Lower Snake River ‘temperature diet’ looks to shed degrees

By Jennifer Yachnin | 09/13/2024 01:29 PM EDT

Amid a debate over the future of four dams on the river, the Army Corps of Engineers and Washington state officials are trying to figure out how to cool off the water to boost salmon migration.

A row of sockeye salmon under water on rocks.

Snake River sockeye salmon travel nearly 900 miles from the Pacific Ocean to the Sawtooth Valley lakes in Idaho.
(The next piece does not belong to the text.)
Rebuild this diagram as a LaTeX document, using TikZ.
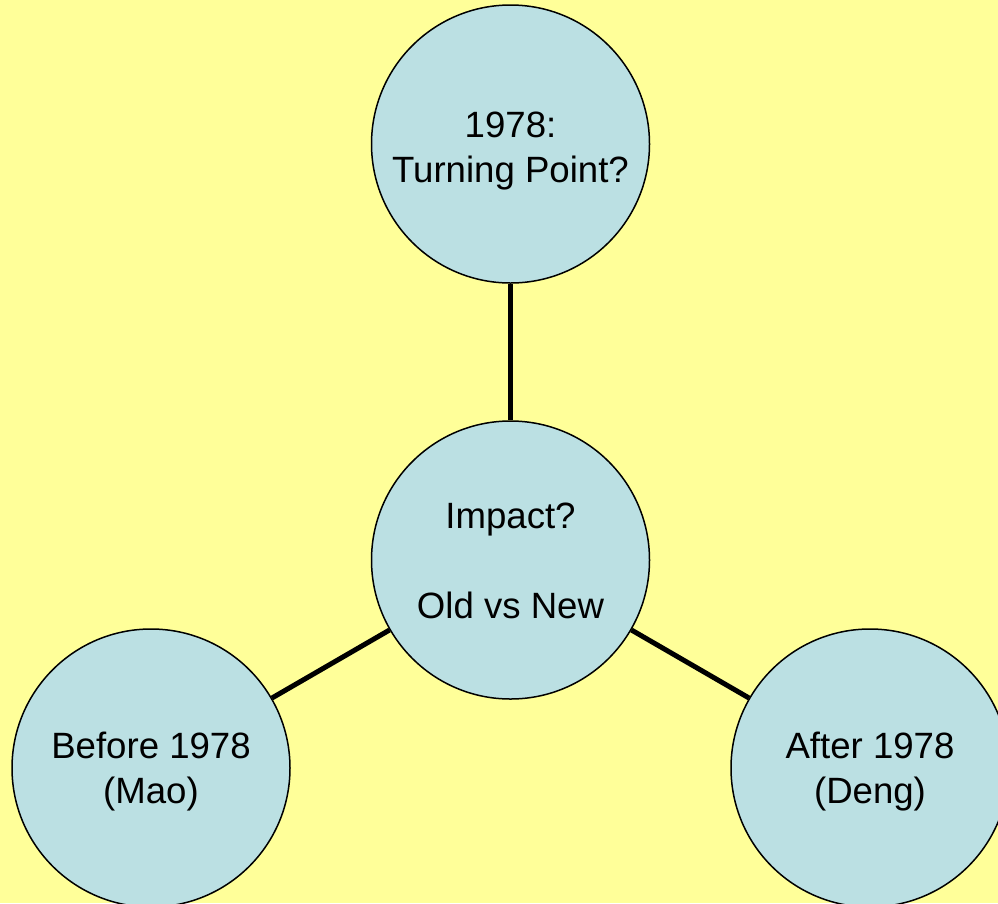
\documentclass[tikz,border=0pt]{standalone}
\usepackage{fontspec}
\setmainfont{Liberation Sans}
\definecolor{bgyellow}{RGB}{255,255,153}
\definecolor{circfill}{RGB}{187,224,227}
\begin{document}
\begin{tikzpicture}[x=1pt,y=-1pt,
  bubble/.style={circle,draw=black,line width=1.5pt,fill=circfill,minimum size=278pt,inner sep=0pt},
  txt/.style={anchor=base,inner sep=0pt,font=\fontsize{36.6}{45}\selectfont},
  link/.style={draw=black,line width=5pt}]
\useasboundingbox (0,0) rectangle (998,903);
\clip (0,0) rectangle (998,903);
\fill[bgyellow] (0,0) rectangle (998,903);
\node[bubble] (top) at (510.5,144) {};
\node[bubble] (mid) at (510.5,560) {};
\node[bubble] (left) at (151,768) {};
\node[bubble] (right) at (870,768) {};
\draw[link] (top) -- (mid);
\draw[link] (mid) -- (left);
\draw[link] (mid) -- (right);
\node[txt] (t1) at (510.5,137) {1978:};
\node[txt] (t2) at (510.5,182) {Turning Point?};
\node[txt] (m1) at (510.5,528) {Impact?};
\node[txt] (m2) at (510.5,618) {Old vs New};
\node[txt] (l1) at (151,758) {Before 1978};
\node[txt] (l2) at (151,803) {(Mao)};
\node[txt] (r1) at (870,758) {After 1978};
\node[txt] (r2) at (870,803) {(Deng)};
\end{tikzpicture}
\end{document}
NOAA

Federal and state officials plan to spend the next year figuring out how to address the “heat pollution” in the Lower Snake River, ratcheting down summer water temperatures in a bid to bolster a struggling population of fish.
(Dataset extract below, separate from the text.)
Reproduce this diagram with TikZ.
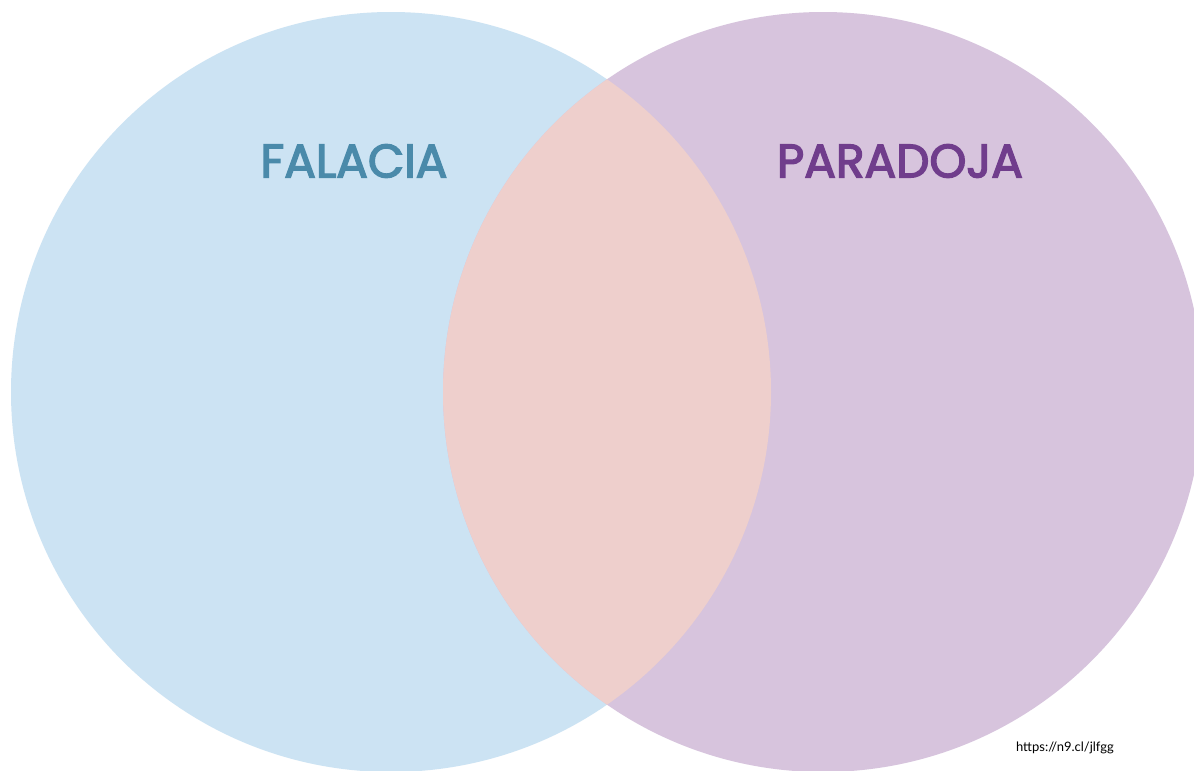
\documentclass[tikz,border=0pt]{standalone}
\usepackage{fontspec}
\setmainfont{Poppins}
\newfontfamily\titlefont[FakeBold=3]{Poppins}
\newfontfamily\urlfont{Lato}
\definecolor{cblue}{HTML}{CCE3F3}
\definecolor{cpurple}{HTML}{D7C4DD}
\definecolor{clens}{HTML}{EECFCC}
\definecolor{tblue}{HTML}{4A8AAA}
\definecolor{tpurple}{HTML}{703D8C}
\begin{document}
\begin{tikzpicture}[x=1pt,y=-1pt,
  title/.style={font=\titlefont\fontsize{47}{47}\selectfont, inner sep=0pt}]
\useasboundingbox (0,0) rectangle (1194,771);
\clip (0,0) rectangle (1194,771);
\fill[white] (0,0) rectangle (1194,771);
\fill[cblue] (391,392) circle (380);
\fill[cpurple] (823,392) circle (380);
\begin{scope}
  \clip (391,392) circle (380);
  \fill[clens] (823,392) circle (380);
\end{scope}
\node[title, text=tblue] (fal) at (354,161) {FALACIA};
\node[title, text=tpurple] (par) at (900,161) {PARADOJA};
\node[font=\urlfont\fontsize{13}{13}\selectfont, inner sep=0pt] (url) at (1065,748) {https://n9.cl/jlfgg};
\end{tikzpicture}
\end{document}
Flows in the 140-mile stretch of river in southeastern Washington state regularly spike above 70 degrees Fahrenheit in the summer months. The warm water creates unfavorable conditions for migrating salmon and steelhead, further complicating an already arduous journey that many will not survive.

This plan won’t address what all agree is one big factor contributing to the hot water: four dams that tribes and environmental advocates want to see come down. Instead, the Army Corps of Engineers, which operates the dams, and the Washington State Department of Ecology, are searching for other ways to put the region on a “temperature diet.”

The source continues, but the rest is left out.